Retype, exactly as written, every line from the one containing "Emit a Python" down to the one containing "import plotly.graph_objects as go", including both, and nothing else.
BEGIN ITEMS
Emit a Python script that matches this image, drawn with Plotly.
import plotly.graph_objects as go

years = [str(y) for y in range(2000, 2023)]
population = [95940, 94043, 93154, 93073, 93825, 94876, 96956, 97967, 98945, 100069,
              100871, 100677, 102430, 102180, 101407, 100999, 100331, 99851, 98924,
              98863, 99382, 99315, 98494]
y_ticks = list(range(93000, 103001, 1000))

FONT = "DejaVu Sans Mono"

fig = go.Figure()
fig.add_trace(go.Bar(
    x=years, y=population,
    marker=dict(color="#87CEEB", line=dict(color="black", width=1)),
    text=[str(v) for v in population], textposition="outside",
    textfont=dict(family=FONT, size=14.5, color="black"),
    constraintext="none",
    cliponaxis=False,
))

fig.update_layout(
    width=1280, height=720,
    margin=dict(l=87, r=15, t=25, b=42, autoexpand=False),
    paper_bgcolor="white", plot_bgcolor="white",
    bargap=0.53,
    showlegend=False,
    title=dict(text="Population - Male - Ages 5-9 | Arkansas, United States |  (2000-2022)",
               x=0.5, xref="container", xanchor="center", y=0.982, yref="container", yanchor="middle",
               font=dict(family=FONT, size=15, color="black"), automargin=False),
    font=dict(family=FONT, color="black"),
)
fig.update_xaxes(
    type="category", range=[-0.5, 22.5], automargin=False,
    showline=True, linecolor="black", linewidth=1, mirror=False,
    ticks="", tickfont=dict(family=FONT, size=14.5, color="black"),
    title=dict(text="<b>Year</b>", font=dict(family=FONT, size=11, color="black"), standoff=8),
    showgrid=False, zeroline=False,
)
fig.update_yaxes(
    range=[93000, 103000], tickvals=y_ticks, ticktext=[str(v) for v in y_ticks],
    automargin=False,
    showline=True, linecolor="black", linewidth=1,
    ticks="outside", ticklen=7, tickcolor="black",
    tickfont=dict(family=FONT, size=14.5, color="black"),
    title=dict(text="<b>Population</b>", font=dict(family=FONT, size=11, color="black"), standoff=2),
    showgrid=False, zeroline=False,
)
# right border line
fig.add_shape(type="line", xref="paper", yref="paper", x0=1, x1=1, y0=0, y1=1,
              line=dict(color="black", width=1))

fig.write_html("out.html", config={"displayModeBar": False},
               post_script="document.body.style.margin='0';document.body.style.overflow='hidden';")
END ITEMS
BEGIN ITEMS
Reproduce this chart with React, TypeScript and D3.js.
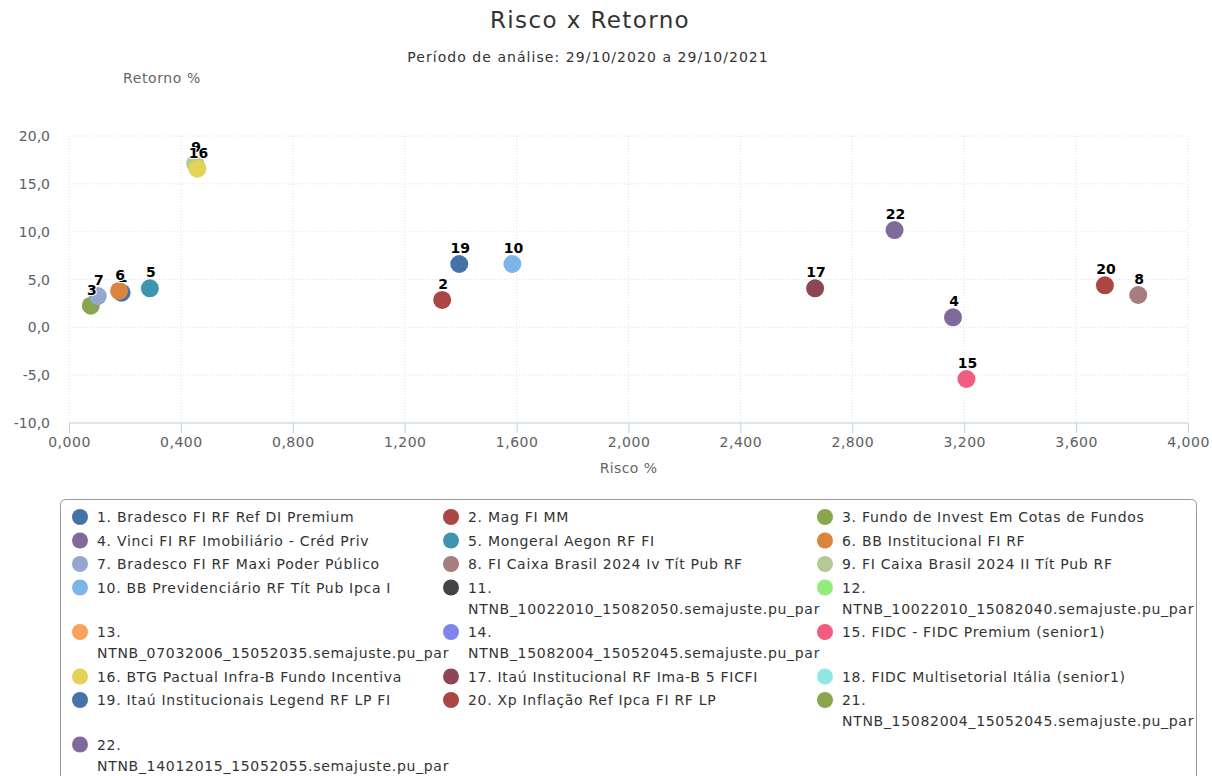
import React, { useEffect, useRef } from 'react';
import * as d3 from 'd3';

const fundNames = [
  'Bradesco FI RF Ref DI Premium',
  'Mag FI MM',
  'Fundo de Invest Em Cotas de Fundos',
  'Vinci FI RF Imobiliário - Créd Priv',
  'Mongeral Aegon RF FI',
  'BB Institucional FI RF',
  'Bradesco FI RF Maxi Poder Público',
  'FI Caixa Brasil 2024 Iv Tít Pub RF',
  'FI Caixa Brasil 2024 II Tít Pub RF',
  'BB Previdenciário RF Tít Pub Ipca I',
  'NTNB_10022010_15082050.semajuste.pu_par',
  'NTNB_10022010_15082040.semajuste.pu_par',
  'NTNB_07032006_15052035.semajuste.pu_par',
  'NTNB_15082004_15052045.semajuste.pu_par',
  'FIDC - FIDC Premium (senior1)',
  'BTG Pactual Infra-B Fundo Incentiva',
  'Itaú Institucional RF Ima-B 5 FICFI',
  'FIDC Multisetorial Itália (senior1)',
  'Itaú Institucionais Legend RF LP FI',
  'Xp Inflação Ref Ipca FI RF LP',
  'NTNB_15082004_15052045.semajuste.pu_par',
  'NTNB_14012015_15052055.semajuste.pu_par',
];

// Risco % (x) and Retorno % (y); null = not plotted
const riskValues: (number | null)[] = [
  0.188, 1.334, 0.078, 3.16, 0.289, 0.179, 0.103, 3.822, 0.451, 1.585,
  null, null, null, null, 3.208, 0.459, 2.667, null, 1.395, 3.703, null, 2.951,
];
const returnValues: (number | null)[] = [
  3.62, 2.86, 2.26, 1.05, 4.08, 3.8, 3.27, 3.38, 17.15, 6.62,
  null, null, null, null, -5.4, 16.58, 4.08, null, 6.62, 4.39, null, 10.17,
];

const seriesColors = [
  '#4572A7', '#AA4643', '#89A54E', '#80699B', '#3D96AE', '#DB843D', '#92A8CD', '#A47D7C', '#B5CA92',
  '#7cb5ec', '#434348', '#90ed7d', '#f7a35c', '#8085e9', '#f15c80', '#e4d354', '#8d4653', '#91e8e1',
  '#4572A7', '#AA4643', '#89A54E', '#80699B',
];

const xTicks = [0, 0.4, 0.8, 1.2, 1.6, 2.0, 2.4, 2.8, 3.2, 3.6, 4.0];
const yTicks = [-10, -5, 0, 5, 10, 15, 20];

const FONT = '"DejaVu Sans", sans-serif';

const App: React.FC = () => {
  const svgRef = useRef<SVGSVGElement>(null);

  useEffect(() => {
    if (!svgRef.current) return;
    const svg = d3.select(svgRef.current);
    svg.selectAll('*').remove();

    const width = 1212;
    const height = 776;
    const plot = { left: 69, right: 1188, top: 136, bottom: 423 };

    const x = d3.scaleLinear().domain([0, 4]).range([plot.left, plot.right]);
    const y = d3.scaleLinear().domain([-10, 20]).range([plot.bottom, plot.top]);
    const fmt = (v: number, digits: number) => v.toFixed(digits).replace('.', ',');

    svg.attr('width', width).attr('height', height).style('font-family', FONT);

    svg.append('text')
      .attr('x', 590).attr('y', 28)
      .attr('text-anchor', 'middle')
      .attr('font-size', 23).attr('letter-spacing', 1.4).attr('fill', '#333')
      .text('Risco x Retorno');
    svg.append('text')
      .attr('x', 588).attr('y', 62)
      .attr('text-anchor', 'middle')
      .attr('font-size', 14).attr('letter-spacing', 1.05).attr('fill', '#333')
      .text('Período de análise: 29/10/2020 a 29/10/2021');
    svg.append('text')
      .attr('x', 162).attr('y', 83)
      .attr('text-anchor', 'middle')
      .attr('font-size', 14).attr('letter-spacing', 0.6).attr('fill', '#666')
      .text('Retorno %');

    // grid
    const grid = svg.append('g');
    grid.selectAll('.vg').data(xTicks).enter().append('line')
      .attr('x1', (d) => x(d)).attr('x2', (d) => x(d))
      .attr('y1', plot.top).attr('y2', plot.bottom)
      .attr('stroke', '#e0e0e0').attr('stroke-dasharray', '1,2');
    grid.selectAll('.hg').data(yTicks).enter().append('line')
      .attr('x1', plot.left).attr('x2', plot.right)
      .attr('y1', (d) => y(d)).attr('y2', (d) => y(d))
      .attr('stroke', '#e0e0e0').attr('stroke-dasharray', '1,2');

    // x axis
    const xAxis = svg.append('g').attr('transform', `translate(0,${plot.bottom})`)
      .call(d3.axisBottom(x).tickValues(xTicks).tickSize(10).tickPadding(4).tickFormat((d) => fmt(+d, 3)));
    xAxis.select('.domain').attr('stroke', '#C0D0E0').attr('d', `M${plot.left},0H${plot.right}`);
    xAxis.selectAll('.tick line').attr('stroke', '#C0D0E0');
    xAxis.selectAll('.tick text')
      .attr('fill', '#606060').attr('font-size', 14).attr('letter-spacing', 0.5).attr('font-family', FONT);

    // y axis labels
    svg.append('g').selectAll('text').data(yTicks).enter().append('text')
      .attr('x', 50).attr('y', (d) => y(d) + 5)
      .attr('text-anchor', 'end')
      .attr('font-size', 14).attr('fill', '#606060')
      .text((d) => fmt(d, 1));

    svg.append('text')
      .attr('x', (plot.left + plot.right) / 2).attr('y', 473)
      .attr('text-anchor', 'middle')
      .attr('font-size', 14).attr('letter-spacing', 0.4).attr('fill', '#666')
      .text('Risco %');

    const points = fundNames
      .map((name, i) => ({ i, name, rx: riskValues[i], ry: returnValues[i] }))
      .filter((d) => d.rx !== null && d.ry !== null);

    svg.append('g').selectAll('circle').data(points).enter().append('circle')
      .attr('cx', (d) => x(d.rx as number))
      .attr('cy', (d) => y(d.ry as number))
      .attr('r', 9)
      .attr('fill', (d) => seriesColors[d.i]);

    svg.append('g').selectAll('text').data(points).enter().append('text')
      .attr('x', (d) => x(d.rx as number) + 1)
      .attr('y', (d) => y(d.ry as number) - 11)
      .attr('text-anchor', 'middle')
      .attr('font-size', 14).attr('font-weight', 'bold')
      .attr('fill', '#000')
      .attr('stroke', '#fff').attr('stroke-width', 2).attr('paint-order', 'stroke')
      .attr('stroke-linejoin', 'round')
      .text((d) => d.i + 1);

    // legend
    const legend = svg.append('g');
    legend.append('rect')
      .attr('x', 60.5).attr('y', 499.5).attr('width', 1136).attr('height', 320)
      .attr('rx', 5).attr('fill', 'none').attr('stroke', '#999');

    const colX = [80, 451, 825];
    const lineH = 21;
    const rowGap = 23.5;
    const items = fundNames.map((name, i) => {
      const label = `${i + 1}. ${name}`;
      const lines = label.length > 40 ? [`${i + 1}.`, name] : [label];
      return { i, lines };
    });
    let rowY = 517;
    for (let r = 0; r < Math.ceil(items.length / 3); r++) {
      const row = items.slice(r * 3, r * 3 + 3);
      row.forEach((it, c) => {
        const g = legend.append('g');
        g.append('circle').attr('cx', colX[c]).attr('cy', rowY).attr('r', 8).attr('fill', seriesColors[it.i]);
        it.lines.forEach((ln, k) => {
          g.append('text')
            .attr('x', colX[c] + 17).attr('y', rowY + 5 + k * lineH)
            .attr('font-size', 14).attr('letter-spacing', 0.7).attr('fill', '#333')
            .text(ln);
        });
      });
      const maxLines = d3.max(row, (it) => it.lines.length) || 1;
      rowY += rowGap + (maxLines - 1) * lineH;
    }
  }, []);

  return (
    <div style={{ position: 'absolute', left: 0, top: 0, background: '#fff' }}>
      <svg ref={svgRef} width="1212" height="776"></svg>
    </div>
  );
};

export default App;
END ITEMS
WRITTEN ANSWER:
Emit a Python script that matches this image, drawn with Plotly.
import plotly.graph_objects as go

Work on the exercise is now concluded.